Blog: Jason and the Argonauts

Not surprisingly, the 1963 Jason and the Argonauts movie looks very old-fashioned, particularly in photography and in what constitutes a buff male character, although Ray Harryhausen's stop motion animation process special effects still look pretty good 46 years later. The film is worth seeing if the story of Jason and the Argonauts interests you, but not if you want the story of Medea.

Medea is brought in earlier in the movie than in the Argonautica of Apollonius of Rhodes, which covers approximately the same sequence of events. Chaffey's version's first sighting of Medea is when the Argonauts are still en route to Colchis. She is a beautiful, shipwrecked, damsel in distress. Her character develops no further.

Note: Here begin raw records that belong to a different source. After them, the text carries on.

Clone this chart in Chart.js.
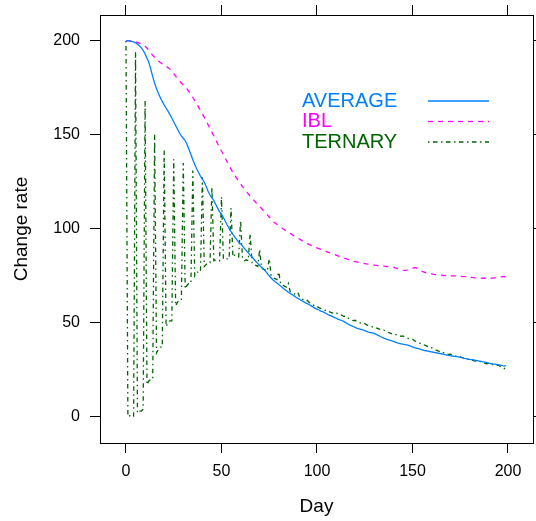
<!DOCTYPE html>
<html>
<head>
<meta charset="utf-8">
<script src="https://cdn.jsdelivr.net/npm/chart.js@4"></script>
<style>
  html, body { margin: 0; padding: 0; background: #fff; }
  #wrap { width: 536px; height: 521px; }
</style>
</head>
<body>
<div id="wrap"><canvas id="chart" width="536" height="521"></canvas></div>
<script>
const seriesNames = ["AVERAGE", "IBL", "TERNARY"];
const seriesColors = ["#0080ff", "#ff00ff", "#006400"];
const xTicks = [0, 50, 100, 150, 200];
const yTicks = [0, 50, 100, 150, 200];

// one value per day, day 0 .. 199
const days = Array.from({ length: 200 }, (_, i) => i);

const average = [
  200, 200, 200, 199.8, 199.5, 199, 198.3, 197.5, 196.3, 195,
  193, 190.8, 188.5, 185, 181, 177.5, 174.5, 172, 169.8, 167.8,
  166, 164.3, 162.6, 160.8, 159, 157, 155, 153, 151, 149.5,
  148.2, 147, 144.8, 142.2, 139.6, 136.8, 134.2, 132, 130, 128,
  126.5, 124.8, 122.5, 120, 118, 116.5, 115, 113, 111, 109,
  107.8, 106, 104, 102, 100.2, 98.5, 97, 95.6, 94.2, 93,
  92, 90.8, 89.6, 88.4, 87.2, 86, 85, 83.8, 82.6, 81.6,
  80.5, 79.5, 78.5, 77.5, 76.3, 75, 73.8, 72.8, 72, 71.2,
  70.4, 69.5, 68.6, 67.8, 67, 66.2, 65.6, 65, 64.3, 63.6,
  63, 62.4, 61.8, 61.2, 60.6, 60.2, 59.6, 59, 58.3, 57.6,
  57.2, 56.8, 56.2, 55.9, 55.4, 54.8, 54.2, 53.8, 53.4, 52.9,
  52.4, 51.9, 51.5, 51.2, 50.7, 50.1, 49.5, 48.9, 48.5, 48,
  47.5, 47, 46.8, 46.5, 46.2, 45.8, 45.4, 45, 44.8, 44.6,
  44.3, 43.8, 43.3, 42.8, 42.3, 41.8, 41.4, 41, 40.8, 40.5,
  40.1, 39.7, 39.3, 39, 38.8, 38.6, 38.4, 38.2, 38, 37.6,
  37.2, 36.8, 36.5, 36.2, 35.9, 35.6, 35.3, 35.1, 34.9, 34.7,
  34.5, 34.3, 34.1, 33.9, 33.7, 33.5, 33.3, 33, 32.8, 32.6,
  32.4, 32.3, 32.1, 32, 31.8, 31.6, 31.4, 31.1, 30.9, 30.7,
  30.5, 30.4, 30.2, 30, 29.8, 29.6, 29.4, 29.2, 29, 28.8,
  28.5, 28.3, 28.1, 28, 27.8, 27.6, 27.4, 27.2, 27.1, 27
];

const ibl = [
  200, 200, 200, 200, 199.8, 199.5, 199.2, 198.8, 198.3, 197.8,
  197.2, 196.2, 195, 193.7, 192.4, 191.2, 190.2, 189.3, 188.5, 187.8,
  187.2, 186.5, 185.8, 185, 183.9, 182.6, 181.3, 180, 178.8, 177.6,
  176.6, 175.6, 174.4, 173, 171.5, 169.9, 168.3, 166.6, 164.8, 163,
  161.2, 159.3, 157.4, 155.4, 153.4, 151.4, 149.4, 147.3, 145.3, 143.3,
  141.4, 139.6, 137.6, 135.6, 133.7, 131.8, 130, 128.4, 126.9, 125.4,
  124, 122.5, 121.2, 119.8, 118.6, 117.4, 116.3, 115.1, 114, 113,
  112, 110.8, 109.6, 108.5, 107.4, 106.3, 105, 103.9, 103.1, 102.4,
  101.7, 101, 100.2, 99.5, 98.8, 98.2, 97.6, 96.9, 96.2, 95.6,
  95, 94.5, 93.8, 93.2, 92.6, 92.1, 91.6, 91.2, 90.7, 90.2,
  89.8, 89.4, 89, 88.7, 88.3, 87.9, 87.5, 87.1, 86.8, 86.4,
  86, 85.6, 85.2, 84.8, 84.4, 84.1, 83.8, 83.5, 83.2, 82.8,
  82.5, 82.3, 82.1, 81.9, 81.7, 81.5, 81.3, 81.2, 81, 80.8,
  80.7, 80.5, 80.4, 80.3, 80.2, 80.1, 80, 79.9, 79.9, 79.8,
  79.6, 79.2, 78.9, 78.5, 78.2, 78, 77.9, 78, 78.2, 78.6,
  79, 79.3, 79.2, 78.7, 78.1, 77.4, 77, 76.6, 76.3, 76.1,
  76, 75.8, 75.6, 75.5, 75.4, 75.3, 75.2, 75.1, 75, 75,
  74.9, 74.9, 74.9, 74.9, 74.8, 74.7, 74.6, 74.5, 74.5, 74.3,
  74.2, 74.1, 74, 73.9, 73.9, 73.8, 73.8, 73.7, 73.7, 73.7,
  73.7, 73.7, 73.8, 73.9, 74, 74.1, 74.3, 74.5, 74.5, 74.3
];

const ternary = [
  200, 0, 0.5, 0.5, 0, 194, 2, 3, 3, 4,
  168, 17, 19, 20, 20, 150, 34, 36, 37, 37,
  142, 48, 50, 51, 51, 137, 59, 61, 62, 62,
  135, 68, 70, 71, 71, 131, 75, 77, 77, 77,
  127.5, 80, 81, 82, 82, 122.5, 83, 83.5, 83, 83,
  117, 84, 84.5, 84, 84, 111, 85, 86, 85.5, 85,
  104.5, 84, 83, 83.5, 83, 97.5, 82, 81, 80.5, 80,
  89, 79, 78.5, 78, 77.5, 84, 75, 74, 73.5, 73,
  77, 70.5, 70, 69.5, 69, 71, 66.5, 66, 65.5, 65,
  66, 63.5, 62.8, 62.2, 61.5, 61.8, 60.8, 60.2, 59.5, 58.8,
  58.8, 58, 57.6, 57.1, 56.6, 56.8, 56, 55.6, 55.3, 55,
  55.4, 54.6, 54.3, 54, 53.4, 53.5, 52.6, 52, 51.6, 51.1,
  51.3, 50.5, 50.2, 49.8, 49.4, 49.6, 48.9, 48.5, 48.2, 47.8,
  48, 47.3, 46.9, 46.5, 46, 46.1, 45.4, 45, 44.6, 44.2,
  44.4, 43.8, 43.5, 43.2, 42.8, 43, 42.4, 42, 41.6, 41.2,
  41.2, 40.5, 40, 39.5, 39, 39, 38.3, 37.8, 37.3, 36.8,
  36.7, 36, 35.6, 35.2, 34.8, 34.9, 34.2, 33.8, 33.5, 33.1,
  33.3, 32.7, 32.4, 32.1, 31.8, 32, 31.4, 31.1, 30.8, 30.5,
  30.7, 30.1, 29.9, 29.6, 29.3, 29.6, 29, 28.7, 28.4, 28.2,
  28.5, 27.9, 27.7, 27.5, 27.3, 27.4, 26.8, 26.2, 25.6, 26.5
];

const seriesValues = [average, ibl, ternary];
const seriesDash = [[], [5, 5], [1.5, 3.5, 4.5, 3.5]];

const FONT = "'Liberation Sans', Arial, Helvetica, sans-serif";

function toPoints(values) {
  return values.map((v, i) => ({ x: days[i], y: v }));
}

// lattice style key: label on the left, line sample on the right
const keyPlugin = {
  id: "key",
  afterDatasetsDraw(chart) {
    const ctx = chart.ctx;
    ctx.save();
    ctx.font = "20px " + FONT;
    ctx.textBaseline = "middle";
    ctx.textAlign = "left";
    chart.data.datasets.forEach((ds, i) => {
      const y = 101 + i * 20.5;
      ctx.fillStyle = ds.borderColor;
      ctx.fillText(ds.label, 302, y);
      ctx.strokeStyle = ds.borderColor;
      ctx.lineWidth = ds.borderWidth;
      ctx.setLineDash(ds.borderDash);
      ctx.beginPath();
      ctx.moveTo(428, y);
      ctx.lineTo(489, y);
      ctx.stroke();
    });
    ctx.restore();
  }
};

function fixedTicks(list) {
  return scale => { scale.ticks = list.map(v => ({ value: v })); };
}

function axis(position, list, min, max, size, extra) {
  const horizontal = position === "top" || position === "bottom";
  return Object.assign({
    type: "linear",
    position: position,
    min: min,
    max: max,
    afterBuildTicks: fixedTicks(list),
    afterFit: s => {
      if (horizontal) {
        s.height = size;
        s.paddingLeft = 0;
        s.paddingRight = 0;
      } else {
        s.width = size;
        s.paddingTop = 0;
        s.paddingBottom = 0;
      }
    },
    grid: {
      drawOnChartArea: false,
      drawTicks: true,
      tickLength: 10,
      tickColor: "#000",
      tickWidth: 1
    },
    border: { display: true, color: "#000", width: 1 },
    ticks: { display: false }
  }, extra || {});
}

const tickFont = { family: FONT, size: 16 };
const titleFont = { family: FONT, size: 19 };

new Chart(document.getElementById("chart"), {
  type: "line",
  data: {
    datasets: seriesNames.map((name, i) => ({
      label: name,
      data: toPoints(seriesValues[i]),
      borderColor: seriesColors[i],
      borderWidth: 1.3,
      borderDash: seriesDash[i],
      pointRadius: 0,
      tension: 0,
      fill: false
    }))
  },
  options: {
    responsive: false,
    animation: false,
    layout: { padding: 0 },
    plugins: {
      legend: { display: false },
      tooltip: { enabled: false }
    },
    scales: {
      x: axis("bottom", xTicks, -13.6, 213.1, 78, {
        ticks: { display: true, color: "#000", font: tickFont, padding: 9, maxRotation: 0 },
        title: { display: true, text: "Day", color: "#000", font: titleFont, padding: { top: 10, bottom: 3 } }
      }),
      xTop: axis("top", xTicks, -13.6, 213.1, 15),
      y: axis("left", yTicks, -14, 213.8, 100, {
        ticks: { display: true, color: "#000", font: tickFont, padding: 10 },
        title: { display: true, text: "Change rate", color: "#000", font: titleFont, padding: { top: 10, bottom: 10 } }
      }),
      yRight: axis("right", yTicks, -14, 213.8, 3)
    }
  },
  plugins: [keyPlugin]
});
</script>
</body>
</html>
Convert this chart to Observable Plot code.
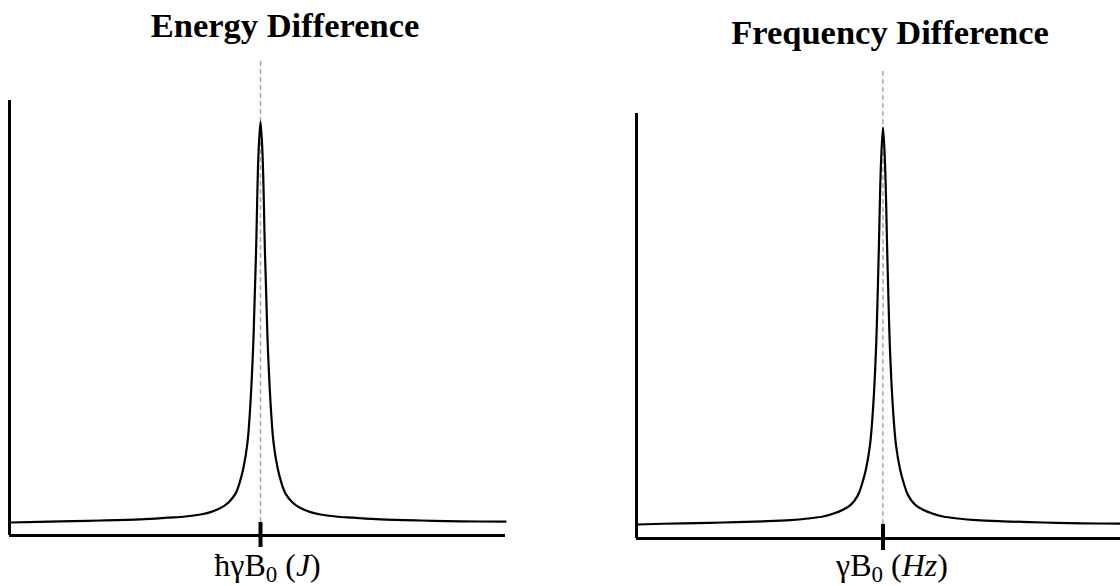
<!DOCTYPE html>
<html>
<head>
<meta charset="utf-8">
<script src="https://cdn.jsdelivr.net/npm/d3@7"></script>
<script src="https://cdn.jsdelivr.net/npm/@observablehq/plot@0.6"></script>
<style>
  html, body { margin: 0; padding: 0; background: #fff; }
  #wrap { position: relative; width: 1120px; height: 586px; overflow: hidden; background: #fff; }
  #wrap svg { position: absolute; top: 0; }
  .title { position: absolute; transform: translateX(-50%); white-space: nowrap;
           font-family: "Liberation Serif", "Times New Roman", serif; font-weight: bold;
           font-size: 34.5px; line-height: 34px; color: #000; }
</style>
</head>
<body>
<div id="wrap"></div>
<script>
// ---- data ----
const titles = ["Energy Difference", "Frequency Difference"];

// left panel: field offset (arbitrary units) and relative signal
const leftX = [-5.02, -4.0, -3.2, -2.4, -1.86, -1.5, -1.2, -1.0, -0.8, -0.64, -0.5, -0.42, -0.34, -0.26, -0.2, -0.14, -0.09, -0.04, 0,
               0.04, 0.09, 0.14, 0.2, 0.26, 0.34, 0.42, 0.5, 0.64, 0.8, 1.0, 1.2, 1.5, 1.86, 2.4, 3.2, 4.0, 4.9];
const leftY = [0.000, 0.003, 0.005, 0.008, 0.012, 0.015, 0.020, 0.026, 0.036, 0.050, 0.072, 0.098, 0.137, 0.200, 0.300, 0.460, 0.670, 0.920, 1.000,
               0.920, 0.670, 0.460, 0.300, 0.200, 0.137, 0.098, 0.072, 0.050, 0.036, 0.026, 0.020, 0.015, 0.012, 0.008, 0.005, 0.003, 0.002];

// right panel
const rightX = [-4.93, -4.0, -3.2, -2.4, -1.86, -1.5, -1.2, -1.0, -0.8, -0.64, -0.5, -0.42, -0.34, -0.26, -0.2, -0.14, -0.09, -0.04, 0,
                0.04, 0.09, 0.14, 0.2, 0.26, 0.34, 0.42, 0.5, 0.64, 0.8, 1.0, 1.2, 1.5, 1.86, 2.4, 3.2, 4.0, 4.75];
const rightY = [0.000, 0.003, 0.005, 0.008, 0.011, 0.015, 0.020, 0.027, 0.037, 0.050, 0.074, 0.102, 0.140, 0.200, 0.290, 0.440, 0.660, 0.910, 1.000,
                0.910, 0.660, 0.440, 0.290, 0.200, 0.140, 0.102, 0.074, 0.050, 0.037, 0.027, 0.020, 0.015, 0.011, 0.008, 0.005, 0.003, 0.002];

// tick labels (parts: main, subscript, open, italic unit, close)
const leftTickLabel = ["ħγB", "0", " (", "J", ")"];
const rightTickLabel = ["γB", "0", " (", "Hz", ")"];
const centerTick = [0];

// ---- scale setup ----
const panels = [
  { xs: leftX, ys: leftY, parts: leftTickLabel, title: titles[0],
    left: 0, xDomain: [-5.02, 4.9], yDomain: [-0.0324, 1.1546], yAxisTop: 1.0524,
    margins: { marginLeft: 9, marginRight: 55, marginTop: 59, marginBottom: 51 },
    tickPad: 6, labelDx: 7, titleX: 285, titleTop: 7.5 },
  { xs: rightX, ys: rightY, parts: rightTickLabel, title: titles[1],
    left: 560, xDomain: [-4.93, 4.75], yDomain: [-0.0353, 1.1486], yAxisTop: 1.0353,
    margins: { marginLeft: 76, marginRight: 0, marginTop: 68, marginBottom: 48 },
    tickPad: 3, labelDx: 9, titleX: 890, titleTop: 15 }
];

const wrap = document.getElementById("wrap");
const ns = "http://www.w3.org/2000/svg";

for (const p of panels) {
  const data = p.xs.map((x, i) => ({ x, y: p.ys[i] }));
  const svg = Plot.plot({
    width: 560, height: 586, ...p.margins,
    x: { domain: p.xDomain },
    y: { domain: p.yDomain, axis: null },
    style: { fontFamily: "'Liberation Serif', 'Times New Roman', serif", color: "black", background: "transparent", overflow: "visible" },
    marks: [
      Plot.ruleX(centerTick, { y1: 0, y2: p.yDomain[1], stroke: "#a6a6a6", strokeWidth: 1.5, strokeDasharray: "5,3" }),
      Plot.ruleY([p.yDomain[0]], { x1: p.xDomain[0], x2: p.xDomain[1], stroke: "black", strokeWidth: 3 }),
      Plot.ruleX([p.xDomain[0]], { y1: p.yDomain[0], y2: p.yAxisTop, stroke: "black", strokeWidth: 3 }),
      Plot.lineY(data, { x: "x", y: "y", curve: "catmull-rom", stroke: "black", strokeWidth: 2.2 }),
      Plot.ruleX(centerTick, { y1: 0, y2: p.yDomain[0], stroke: "black", strokeWidth: 4 }),
      Plot.axisX(centerTick, { tickSize: 12, tickPadding: p.tickPad, strokeWidth: 4, stroke: "black",
        fontSize: 32, label: null, tickFormat: () => p.parts.join("") })
    ]
  });
  svg.style.left = p.left + "px";
  // rich tick label: subscript and italic unit
  svg.querySelectorAll('g[aria-label="x-axis tick label"] text').forEach(t => {
    t.textContent = "";
    p.parts.forEach((s, i) => {
      const ts = document.createElementNS(ns, "tspan");
      ts.textContent = s;
      if (i === 1) { ts.setAttribute("font-size", "23"); ts.setAttribute("dy", "6"); }
      if (i === 2) { ts.setAttribute("dy", "-6"); }
      if (i === 3) { ts.setAttribute("font-style", "italic"); }
      t.appendChild(ts);
    });
    const tr = t.getAttribute("transform") || "";
    t.setAttribute("transform", tr + ` translate(${p.labelDx},0)`);
    t.setAttribute("fill", "black");
  });
  wrap.appendChild(svg);

  const title = document.createElement("div");
  title.className = "title";
  title.textContent = p.title;
  title.style.left = p.titleX + "px";
  title.style.top = p.titleTop + "px";
  wrap.appendChild(title);
}
</script>
</body>
</html>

In the Argonautica, as in the movie, Medea is a priestess of Hecate. In the Argonautica, she is also the daughter of the king and the sister of Chalciope. In the movie, Medea sits back to watch Jason win the fleece on his own, in accord with a devaluation of women one would have thought more typical of the third century B.C., which is when Apollonius wrote his Argonautica.

Apollonius' Medea falls for Jason, thanks to the love god, but her decision to help Jason at the expense of her father is based partly on other familial concerns, specifically, the sons of her sister, Chalciope.

Jason, as a suppliant, recalling how useful Ariadne had been to another hero, Theseus implores Medea to help him, in the Argonautica.

Medea then gives him a charm and tells him what he must do to fight the sown men who will come after him. [Argonautica Book III. 1026-1062.] Jason says he will take her away and marry her.

The Argonauts win the sown men contest and then the next day Medea asks that Jason honor his promise to marry her and take her away. After Jason publicly promises to do so again, Medea takes him to get the fleece. Medea charms the monster guarding it, while Jason hangs back in fear. When Medea instructs him to, Jason grabs the fleece and they head towards the ship, where for a third time, Jason says he will take Medea home to become his wife. All this is missing in the movie, since its focus is firmly fixed on showing how great a hero Jason could have been.